- To be done
Count lines holding the string "this" in the data that follows. Reply with one number only.

- Data
_ _ _ _
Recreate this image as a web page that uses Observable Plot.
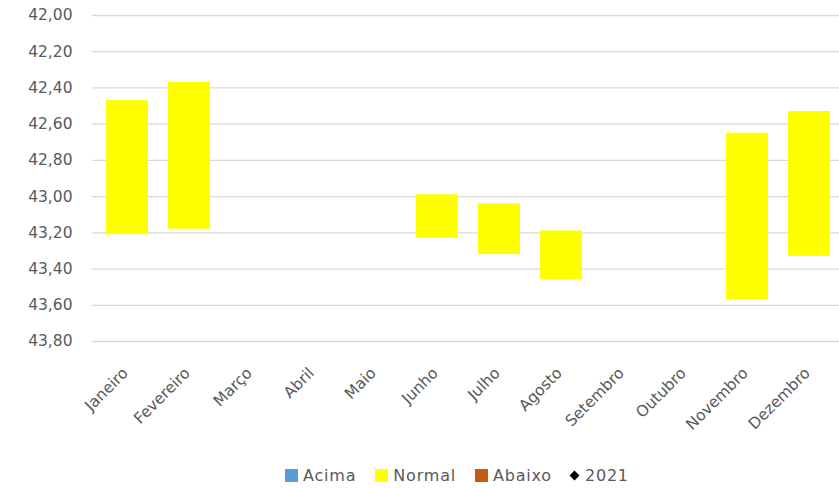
<!DOCTYPE html>
<html>
<head>
<meta charset="utf-8">
<script src="https://cdn.jsdelivr.net/npm/d3@7"></script>
<script src="https://cdn.jsdelivr.net/npm/@observablehq/plot@0.6"></script>
<style>
  body { margin: 0; background: #fff; font-family: "DejaVu Sans", sans-serif; position: relative; width: 839px; height: 488px; overflow: hidden; }
  #legend { position: absolute; left: 285px; top: 463px; height: 24px; display: flex; align-items: center;
            font-size: 16px; color: #595959; letter-spacing: 0.8px; }
  .item { display: flex; align-items: center; margin-right: 19px; }
  .sw { width: 13px; height: 13px; margin-right: 5px; display: inline-block; }
</style>
</head>
<body>
<div id="chart"></div>
<div id="legend"></div>
<script>
const months = ["Janeiro","Fevereiro","Março","Abril","Maio","Junho","Julho","Agosto","Setembro","Outubro","Novembro","Dezembro"];
// Normal range per month (top and bottom of yellow bar); null = no bar
const normalTop    = [42.47, 42.37, null, null, null, 42.99, 43.04, 43.19, null, null, 42.65, 42.53];
const normalBottom = [43.21, 43.18, null, null, null, 43.23, 43.32, 43.46, null, null, 43.57, 43.33];
const yTicks = [42.0, 42.2, 42.4, 42.6, 42.8, 43.0, 43.2, 43.4, 43.6, 43.8];
const seriesNames = ["Acima", "Normal", "Abaixo", "2021"];
const seriesColors = ["#5B9BD5", "#FFFF00", "#C55A11", "#000000"];

const bars = months.map((m, i) => ({month: m, top: normalTop[i], bottom: normalBottom[i]}))
  .filter(d => d.top != null);

const fmt = v => v.toFixed(2).replace(".", ",");

const chart = Plot.plot({
  width: 839,
  height: 452,
  marginLeft: 92,
  marginRight: 0,
  marginTop: 15,
  marginBottom: 111,
  style: {fontFamily: "DejaVu Sans, sans-serif", fontSize: "15.5px", color: "#595959", background: "#fff", overflow: "visible"},
  x: {domain: months, range: [90, 845], paddingInner: 0.33, paddingOuter: 0.165, label: null},
  y: {domain: [42, 43.8], reverse: true, label: null},
  marks: [
    Plot.ruleY(yTicks, {stroke: "#d9d9d9", strokeWidth: 1.3}),
    Plot.barY(bars, {x: "month", y1: "top", y2: "bottom", fill: seriesColors[1]}),
    Plot.axisY(yTicks, {tickSize: 0, tickPadding: 20, tickFormat: fmt, fill: "#595959", fontSize: 15.5, style: "letter-spacing:1.3px"}),
    Plot.axisX({tickSize: 0, tickRotate: -45, tickPadding: 0, dx: -2, dy: 29, fill: "#595959", fontSize: 15.5, style: "letter-spacing:0.8px"})
  ]
});
document.getElementById("chart").appendChild(chart);

const legend = document.getElementById("legend");
seriesNames.forEach((name, i) => {
  const item = document.createElement("div");
  item.className = "item";
  const sw = document.createElement("span");
  if (name === "2021") {
    sw.style.cssText = "width:7px;height:7px;background:#000;transform:rotate(45deg);margin-right:7px;display:inline-block;";
  } else {
    sw.className = "sw";
    sw.style.background = seriesColors[i];
  }
  item.appendChild(sw);
  const t = document.createElement("span");
  t.textContent = name;
  item.appendChild(t);
  legend.appendChild(item);
});
</script>
</body>
</html>
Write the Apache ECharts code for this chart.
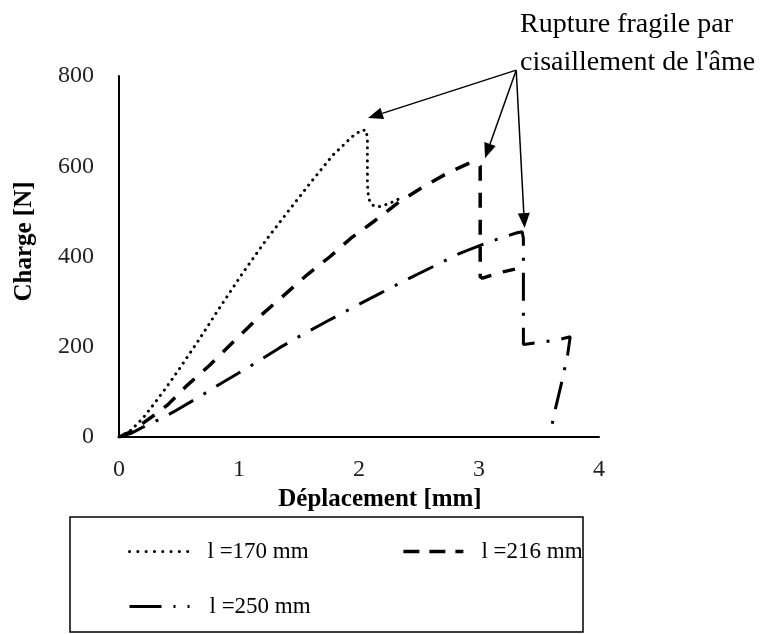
<!DOCTYPE html>
<html>
<head>
<meta charset="utf-8">
<script src="https://cdn.jsdelivr.net/npm/echarts@6/dist/echarts.min.js"></script>
<style>
  html, body { margin: 0; padding: 0; background: #fff; }
  #chart { width: 766px; height: 634px; }
</style>
</head>
<body>
<div id="chart"></div>
<script>
// l = 170 mm (pointillé)
const disp170 = [0, 0.1, 0.2, 0.3, 0.4, 0.5, 0.66, 0.84, 1.03, 1.23, 1.43, 1.6, 1.78, 1.94, 2.02, 2.06, 2.07, 2.07, 2.08, 2.11, 2.16, 2.25, 2.35]
const load170 = [0, 15, 42, 76, 112, 150, 213, 287, 363, 438, 507, 565, 624, 665, 680, 680, 660, 560, 528, 514, 510, 517, 530]
// l = 216 mm (tirets)
const disp216 = [0, 0.1, 0.26, 0.4, 0.57, 0.76, 0.93, 1.15, 1.4, 1.57, 1.76, 1.93, 2.12, 2.34, 2.55, 2.76, 2.93, 2.98, 3.01, 3.01, 3.03, 3.1, 3.2, 3.3]
const load216 = [0, 12, 42, 70, 115, 160, 205, 262, 320, 360, 400, 440, 477, 522, 557, 588, 608, 608, 600, 355, 352, 358, 366, 372]
// l = 250 mm (tiret-point)
const disp250 = [0, 0.1, 0.2, 0.33, 0.45, 0.65, 0.87, 1.07, 1.34, 1.51, 1.73, 1.95, 2.18, 2.4, 2.62, 2.84, 3.08, 3.31, 3.36, 3.37, 3.37, 3.52, 3.65, 3.76, 3.74, 3.69, 3.63, 3.6]
const load250 = [0, 8, 22, 38, 55, 86, 122, 153, 198, 224, 256, 287, 319, 349, 378, 407, 432, 452, 455, 440, 205, 210, 215, 222, 185, 122, 55, 15]

const dispTicks = [0, 1, 2, 3, 4]
const loadTicks = [0, 200, 400, 600, 800]

const seriesNames = ['l =170 mm', 'l =216 mm', 'l =250 mm']
const noteText = "Rupture fragile par\ncisaillement de l'âme"
// flèches : point de départ commun et pointes (coord. données)
const arrowFrom = [3.31, 813]
const arrowTips = [[2.075, 707], [3.05, 618], [3.38, 463]]

const serif = '"Liberation Serif", "Times New Roman", serif'

const pts = (xs, ys) => xs.map((x, i) => [x, ys[i]])

let chart = echarts.init(document.getElementById('chart'))

const legendText = { fontFamily: serif, fontSize: 23, color: '#000', padding: [0, 0, 0, 13] }
const noSymbol = { color: 'rgba(0,0,0,0)', borderWidth: 0, opacity: 0 }

chart.setOption({
  animation: false,
  grid: { left: 119, right: 167, top: 76, bottom: 197 },
  xAxis: {
    type: 'value',
    min: dispTicks[0],
    max: dispTicks[dispTicks.length - 1],
    interval: dispTicks[1] - dispTicks[0],
    name: 'Déplacement [mm]',
    nameLocation: 'middle',
    nameGap: 45,
    nameTextStyle: { fontFamily: serif, fontSize: 25, fontWeight: 'bold', color: '#000', padding: [0, 0, 0, 42] },
    axisLine: { lineStyle: { color: '#000', width: 2 } },
    axisTick: { show: false },
    splitLine: { show: false },
    axisLabel: { fontFamily: serif, fontSize: 24, color: '#222', margin: 21 }
  },
  yAxis: {
    type: 'value',
    min: loadTicks[0],
    max: loadTicks[loadTicks.length - 1],
    interval: loadTicks[1] - loadTicks[0],
    name: 'Charge [N]',
    nameLocation: 'middle',
    nameGap: 82,
    nameTextStyle: { fontFamily: serif, fontSize: 25, fontWeight: 'bold', color: '#000', padding: [0, 0, 0, 30] },
    axisLine: { show: true, lineStyle: { color: '#000', width: 2 } },
    axisTick: { show: false },
    splitLine: { show: false },
    axisLabel: { fontFamily: serif, fontSize: 24, color: '#222', margin: 25 }
  },
  legend: [
    {
      data: [
        { name: seriesNames[0], lineStyle: { type: [0.1, 8.2], width: 3, cap: 'round' } },
        { name: seriesNames[1], lineStyle: { type: [16, 10], width: 3.5 } }
      ],
      left: 123, top: 535,
      itemWidth: 60, itemHeight: 14, itemGap: 93,
      selectedMode: false,
      itemStyle: noSymbol,
      textStyle: legendText
    },
    {
      data: [{ name: seriesNames[2], lineStyle: { type: [32, 12, 2, 12, 2, 40], width: 3 } }],
      left: 123, top: 590,
      itemWidth: 62, itemHeight: 14,
      selectedMode: false,
      itemStyle: noSymbol,
      textStyle: legendText
    }
  ],
  series: [
    {
      name: seriesNames[0], type: 'line', symbol: 'none',
      data: pts(disp170, load170),
      itemStyle: { color: '#000' },
      lineStyle: { color: '#000', width: 3, type: [0.1, 6.5], cap: 'round' }
    },
    {
      name: seriesNames[1], type: 'line', symbol: 'none',
      data: pts(disp216, load216),
      itemStyle: { color: '#000' },
      lineStyle: { color: '#000', width: 3.5, type: [15, 12] }
    },
    {
      name: seriesNames[2], type: 'line', symbol: 'none',
      data: pts(disp250, load250),
      itemStyle: { color: '#000' },
      lineStyle: { color: '#000', width: 3, type: [28, 12, 3, 12] }
    }
  ]
})

// annotations : flèches calées sur les axes
let from = chart.convertToPixel({ gridIndex: 0 }, arrowFrom)
let graphic = [
  {
    type: 'rect',
    shape: { x: 70, y: 517, width: 513, height: 115 },
    style: { fill: 'none', stroke: '#000', lineWidth: 1.5 }
  },
  {
    type: 'text', x: 520, y: 6,
    style: { text: noteText, fontFamily: serif, fontSize: 28, lineHeight: 38, fill: '#000' }
  }
]
arrowTips.forEach(tip => {
  let to = chart.convertToPixel({ gridIndex: 0 }, tip)
  let dx = to[0] - from[0], dy = to[1] - from[1]
  let len = Math.sqrt(dx * dx + dy * dy)
  let ux = dx / len, uy = dy / len
  let headLen = 15, headW = 6
  let bx = to[0] - ux * headLen, by = to[1] - uy * headLen
  graphic.push({
    type: 'line',
    shape: { x1: from[0], y1: from[1], x2: bx, y2: by },
    style: { stroke: '#000', lineWidth: 1.5 }
  })
  graphic.push({
    type: 'polygon',
    shape: { points: [to, [bx - uy * headW, by + ux * headW], [bx + uy * headW, by - ux * headW]] },
    style: { fill: '#000' }
  })
})
chart.setOption({ graphic })
</script>
</body>
</html>
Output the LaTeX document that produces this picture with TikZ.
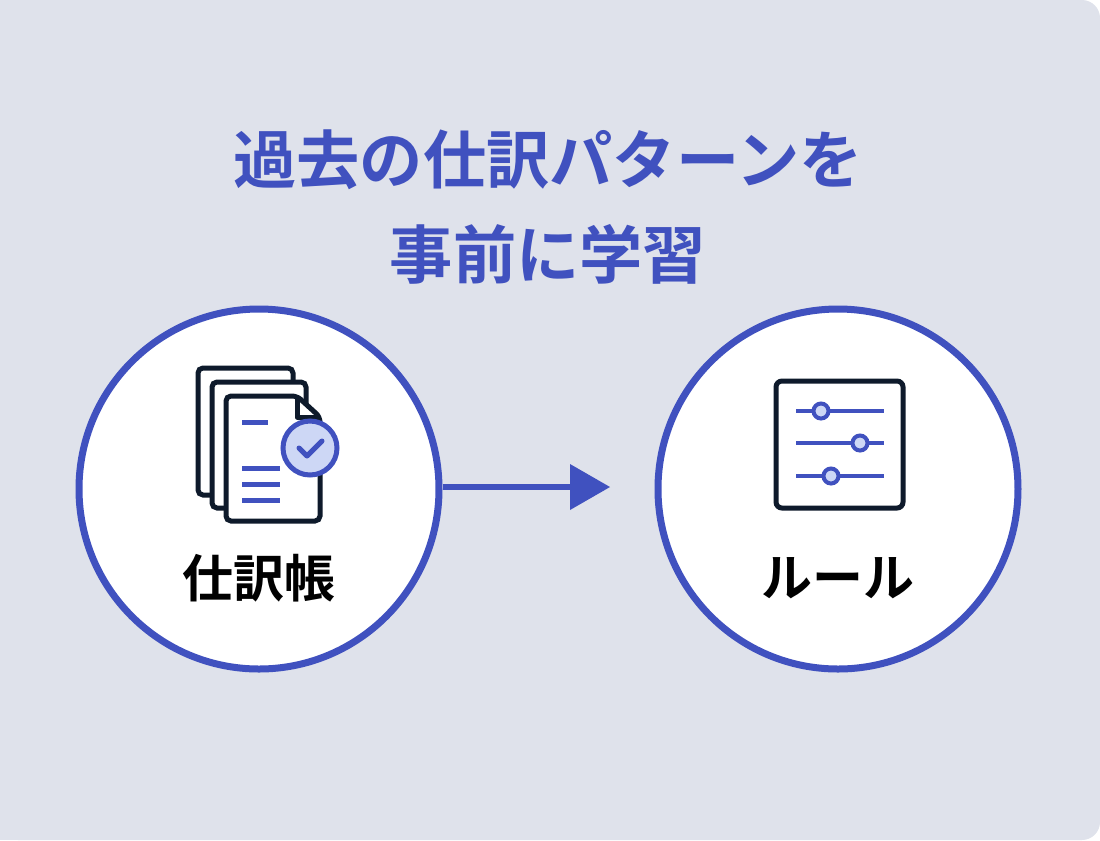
\documentclass[tikz,border=0pt]{standalone}
\usepackage{fontspec}
\newfontfamily\jpfont{Noto Sans CJK JP Bold}
\definecolor{bgcol}{HTML}{DFE2EB}
\definecolor{blu}{HTML}{4051BF}
\definecolor{ink}{HTML}{0E1A2B}
\definecolor{pale}{HTML}{CDD7F5}
\tikzset{
	ring/.style={circle, draw=blu, line width=7\pxu, fill=white, minimum size=360\pxu, inner sep=0pt},
	page/.style={draw=ink, line width=5\pxu, fill=white, rounded corners=5\pxu},
	bar/.style={draw=blu, line width=5\pxu},
	knob/.style={circle, draw=blu, line width=4\pxu, fill=pale, minimum size=15\pxu, inner sep=0pt},
}
\newlength{\pxu}
\setlength{\pxu}{0.02cm}
\begin{document}
\begin{tikzpicture}[x=0.02cm,y=-0.02cm]
	%background
		\fill[bgcol, rounded corners=18\pxu] (0,0) -- (1100,0) -- (1100,840) -- (0,840) -- cycle;
		\fill[bgcol] (0,0) rectangle (40,840);
	%title
		\node[text=blu, font=\jpfont\fontsize{36pt}{54pt}\selectfont, align=center] (title) at (548,207) {過去の仕訳パターンを\\事前に学習};
	%circles
		\node[ring] (ledger) at (259,489) {};
		\node[ring] (rules) at (838,489) {};
		\node[font=\jpfont\fontsize{29pt}{30pt}\selectfont] (ledgerlbl) at (259,578) {仕訳帳};
		\node[font=\jpfont\fontsize{29pt}{30pt}\selectfont] (ruleslbl) at (838,578) {ルール};
	%arrow
		\coordinate (tip) at (610,487);
		\draw[blu, line width=6\pxu] (ledger.east |- tip) -- (575,487);
		\fill[blu] (tip) -- (570,464) -- (570,510) -- cycle;
	%document icon
		\draw[page] (198,368) rectangle (293,495);
		\draw[page] (212,382) rectangle (306,508);
		\draw[page] (226,396) -- (297,396) -- (320,417) -- (320,521) -- (226,521) -- cycle;
		\draw[ink, line width=5\pxu, line join=round] (297,396) -- (297,417) -- (320,417);
		\draw[bar] (242,422) -- (268,422);
		\foreach \y in {468,484,500}
			\draw[bar] (242,\y) -- (280,\y);
		\node[circle, draw=blu, line width=5\pxu, fill=pale, minimum size=54\pxu, inner sep=0pt] (check) at (310,448) {};
		\draw[blu, line width=5\pxu, line cap=round, line join=round] (299,448) -- (307,456) -- (322,441);
	%slider icon
		\draw[ink, line width=5\pxu, fill=white, rounded corners=6\pxu] (776,381) rectangle (903,508);
		\foreach \y/\k in {411/821,443/860,476/831}{
			\draw[bar, line width=4\pxu] (796,\y) -- (884,\y);
			\node[knob] at (\k,\y) {};
		}
\end{tikzpicture}
\end{document}
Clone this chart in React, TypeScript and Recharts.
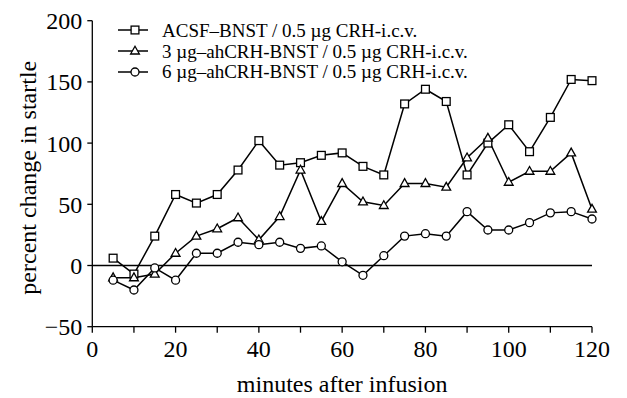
import React from 'react';
import { LineChart, Line, XAxis, YAxis, ReferenceLine } from 'recharts';

const minutes = [5, 10, 15, 20, 25, 30, 35, 40, 45, 50, 55, 60, 65, 70, 75, 80, 85, 90, 95, 100, 105, 110, 115, 120];
const acsf = [6, -7, 24, 58, 51, 58, 78, 102, 82, 84, 90, 92, 81, 74, 132, 144, 134, 74, 100, 115, 93, 121, 152, 151];
const ah3 = [-10, -10, -7, 10, 24, 30, 39, 21, 40, 78, 36, 67, 52, 49, 67, 67, 64, 88, 104, 68, 77, 77, 92, 46];
const ah6 = [-12, -20, -2, -12, 10, 10, 19, 17, 19, 14, 16, 3, -8, 8, 24, 26, 24, 44, 29, 29, 35, 43, 44, 38];

const xTicks = [0, 10, 20, 30, 40, 50, 60, 70, 80, 90, 100, 110, 120];
const yTicks = [-50, 0, 50, 100, 150, 200];
const seriesNames = [
  'ACSF\u2013BNST / 0.5 \u00b5g CRH-i.c.v.',
  '3 \u00b5g\u2013ahCRH-BNST / 0.5 \u00b5g CRH-i.c.v.',
  '6 \u00b5g\u2013ahCRH-BNST / 0.5 \u00b5g CRH-i.c.v.',
];
const shapes = ['square', 'triangle', 'circle'];
const xTitle = 'minutes after infusion';
const yTitle = 'percent change in startle';

const data = minutes.map((m, i) => ({ m, acsf: acsf[i], ah3: ah3[i], ah6: ah6[i] }));

const FONT = '"Liberation Serif", "Times New Roman", serif';

function Marker({ shape, cx, cy }: { shape: string; cx: number; cy: number }) {
  const sw = 1.3;
  if (shape === 'square') {
    return <rect x={cx - 3.9} y={cy - 3.9} width={7.8} height={7.8} fill="#fff" stroke="#000" strokeWidth={sw} />;
  }
  if (shape === 'triangle') {
    return (
      <polygon
        points={`${cx},${cy - 4.8} ${cx + 4.4},${cy + 3} ${cx - 4.4},${cy + 3}`}
        fill="#fff"
        stroke="#000"
        strokeWidth={sw}
      />
    );
  }
  return <circle cx={cx} cy={cy} r={4} fill="#fff" stroke="#000" strokeWidth={sw} />;
}

const makeDot = (shape: string) => (props: any) => {
  const { cx, cy, index } = props;
  if (cx == null || cy == null) return <g key={`${shape}-${index}`} />;
  return (
    <g key={`${shape}-${index}`}>
      <Marker shape={shape} cx={cx} cy={cy} />
    </g>
  );
};

function LegendBox() {
  return (
    <div style={{ position: 'absolute', left: 116, top: 20, fontFamily: FONT, fontSize: 19, color: '#000', lineHeight: 1 }}>
      {seriesNames.map((name, i) => (
        <div key={name} style={{ display: 'flex', alignItems: 'center', height: 20.7 }}>
          <svg width={34} height={14} style={{ marginRight: 12 }}>
            <line x1={2} y1={7} x2={32} y2={7} stroke="#000" strokeWidth={1.5} />
            <Marker shape={shapes[i]} cx={19} cy={7} />
          </svg>
          <span style={{ whiteSpace: 'nowrap' }}>{name}</span>
        </div>
      ))}
    </div>
  );
}

const XTitle = (props: any) => {
  const vb = props.viewBox || {};
  return (
    <text x={vb.x + vb.width / 2} y={vb.y + vb.height - 6} textAnchor="middle" fill="#000" fontFamily={FONT} fontSize={24}>
      {xTitle}
    </text>
  );
};

const YTitle = (props: any) => {
  const vb = props.viewBox || {};
  const cx = vb.x + 28;
  const cy = vb.y + vb.height / 2 + 4;
  return (
    <text
      x={cx}
      y={cy}
      transform={`rotate(-90, ${cx}, ${cy})`}
      textAnchor="middle"
      dominantBaseline="central"
      fill="#000"
      fontFamily={FONT}
      fontSize={24}
    >
      {yTitle}
    </text>
  );
};

const fmtY = (v: number) => (v < 0 ? '\u2212' + String(Math.abs(v)) : String(v));

export default function App() {
  return (
    <div style={{ position: 'absolute', left: 0, top: 0, width: 627, height: 398, background: '#fff' }}>
      <LineChart width={627} height={398} data={data} margin={{ top: 20.7, right: 35, left: 0, bottom: 0 }}>
        <XAxis
          dataKey="m"
          type="number"
          domain={[0, 120]}
          ticks={xTicks}
          tickFormatter={(v: number) => (v % 20 === 0 ? String(v) : '')}
          tickSize={6}
          tickMargin={7}
          height={71.3}
          stroke="#000"
          strokeWidth={1.3}
          tick={{ fill: '#000', fontFamily: FONT, fontSize: 24 }}
          label={<XTitle />}
        />
        <YAxis
          type="number"
          domain={[-50, 200]}
          ticks={yTicks}
          tickFormatter={fmtY}
          width={92.3}
          tickSize={5}
          tickMargin={5}
          stroke="#000"
          strokeWidth={1.3}
          tick={{ fill: '#000', fontFamily: FONT, fontSize: 24 }}
          label={<YTitle />}
        />
        <ReferenceLine y={0} stroke="#000" strokeWidth={1.3} />
        <Line dataKey="acsf" stroke="#000" strokeWidth={1.5} isAnimationActive={false} dot={makeDot('square')} activeDot={false} />
        <Line dataKey="ah3" stroke="#000" strokeWidth={1.5} isAnimationActive={false} dot={makeDot('triangle')} activeDot={false} />
        <Line dataKey="ah6" stroke="#000" strokeWidth={1.5} isAnimationActive={false} dot={makeDot('circle')} activeDot={false} />
      </LineChart>
      <LegendBox />
    </div>
  );
}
_ _ _ _
- Exercise answer
4